One explanation for Jesus' strange choice is that the Sadducees didn't accept anything but the Torah (as in Samaritanism) so Jesus was limited to arguing for resurrection from the Torah, but most of the evidence for that seems to be from the church fathers speculating about why Jesus gave them such a weird argument, and it isn't mentioned by the sources you would expect to mention it like Josephus.

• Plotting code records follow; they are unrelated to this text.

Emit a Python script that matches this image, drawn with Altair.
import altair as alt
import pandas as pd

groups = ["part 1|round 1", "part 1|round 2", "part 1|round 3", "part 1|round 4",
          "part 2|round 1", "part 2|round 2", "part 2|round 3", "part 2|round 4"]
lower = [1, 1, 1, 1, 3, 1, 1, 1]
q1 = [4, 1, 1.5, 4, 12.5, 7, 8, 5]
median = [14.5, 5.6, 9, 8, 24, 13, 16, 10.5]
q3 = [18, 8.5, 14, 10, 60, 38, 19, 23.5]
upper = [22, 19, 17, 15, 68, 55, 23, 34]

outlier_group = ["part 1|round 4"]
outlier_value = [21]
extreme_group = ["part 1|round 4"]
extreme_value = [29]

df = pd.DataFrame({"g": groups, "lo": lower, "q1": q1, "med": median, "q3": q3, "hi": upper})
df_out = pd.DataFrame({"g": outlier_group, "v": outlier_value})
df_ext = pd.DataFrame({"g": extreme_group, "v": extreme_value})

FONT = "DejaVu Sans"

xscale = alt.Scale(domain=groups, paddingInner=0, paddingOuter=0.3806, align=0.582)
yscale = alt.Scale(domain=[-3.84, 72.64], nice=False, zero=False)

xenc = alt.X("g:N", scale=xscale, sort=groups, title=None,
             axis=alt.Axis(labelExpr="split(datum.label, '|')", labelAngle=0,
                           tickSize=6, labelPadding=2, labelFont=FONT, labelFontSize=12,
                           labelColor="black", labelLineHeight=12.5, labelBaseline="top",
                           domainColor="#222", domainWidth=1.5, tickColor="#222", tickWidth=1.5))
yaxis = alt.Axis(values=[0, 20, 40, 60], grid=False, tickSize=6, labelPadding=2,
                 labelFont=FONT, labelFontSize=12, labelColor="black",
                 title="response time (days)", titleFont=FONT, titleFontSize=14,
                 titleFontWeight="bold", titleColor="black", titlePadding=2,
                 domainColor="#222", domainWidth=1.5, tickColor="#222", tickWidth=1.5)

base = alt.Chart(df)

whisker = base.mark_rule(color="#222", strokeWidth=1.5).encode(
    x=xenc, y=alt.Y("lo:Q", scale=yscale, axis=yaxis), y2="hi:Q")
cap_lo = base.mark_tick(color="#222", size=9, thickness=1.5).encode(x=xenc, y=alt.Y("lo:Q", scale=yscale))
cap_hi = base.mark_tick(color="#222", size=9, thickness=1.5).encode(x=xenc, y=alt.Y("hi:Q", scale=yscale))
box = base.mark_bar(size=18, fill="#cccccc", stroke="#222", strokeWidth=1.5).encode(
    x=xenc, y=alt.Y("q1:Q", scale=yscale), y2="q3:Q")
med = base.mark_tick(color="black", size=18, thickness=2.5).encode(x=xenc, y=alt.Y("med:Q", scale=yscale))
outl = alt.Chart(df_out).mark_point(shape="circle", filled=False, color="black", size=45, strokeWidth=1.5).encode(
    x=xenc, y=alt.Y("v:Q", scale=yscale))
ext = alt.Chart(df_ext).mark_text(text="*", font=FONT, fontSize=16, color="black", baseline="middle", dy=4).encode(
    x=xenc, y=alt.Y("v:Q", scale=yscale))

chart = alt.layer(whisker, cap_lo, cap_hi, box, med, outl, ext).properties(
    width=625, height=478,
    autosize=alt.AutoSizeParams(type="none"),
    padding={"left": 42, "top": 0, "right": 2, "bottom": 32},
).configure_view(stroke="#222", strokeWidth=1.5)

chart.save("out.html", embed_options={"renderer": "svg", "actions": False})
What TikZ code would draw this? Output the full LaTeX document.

According to one source a few centuries later (
https://www.sefaria.org/Midrash_Tanchuma%2C_Bereshit.5.3?lang=en), the Sadducees used Job 7:9 to defend their belief, "As the cloud fades and vanishes, so those who go down to Sheol do not come up." So maybe they accepted the whole Tanakh but gave some books like Job precedence over the prophets and defaulted to interpreting the prophets as speaking metaphorically wherever there were disagreements. But perhaps they gave the Torah the highest precedence and assumed literalism of all, so that was still what Jesus would've had to rely on to make the case for resurrection to them.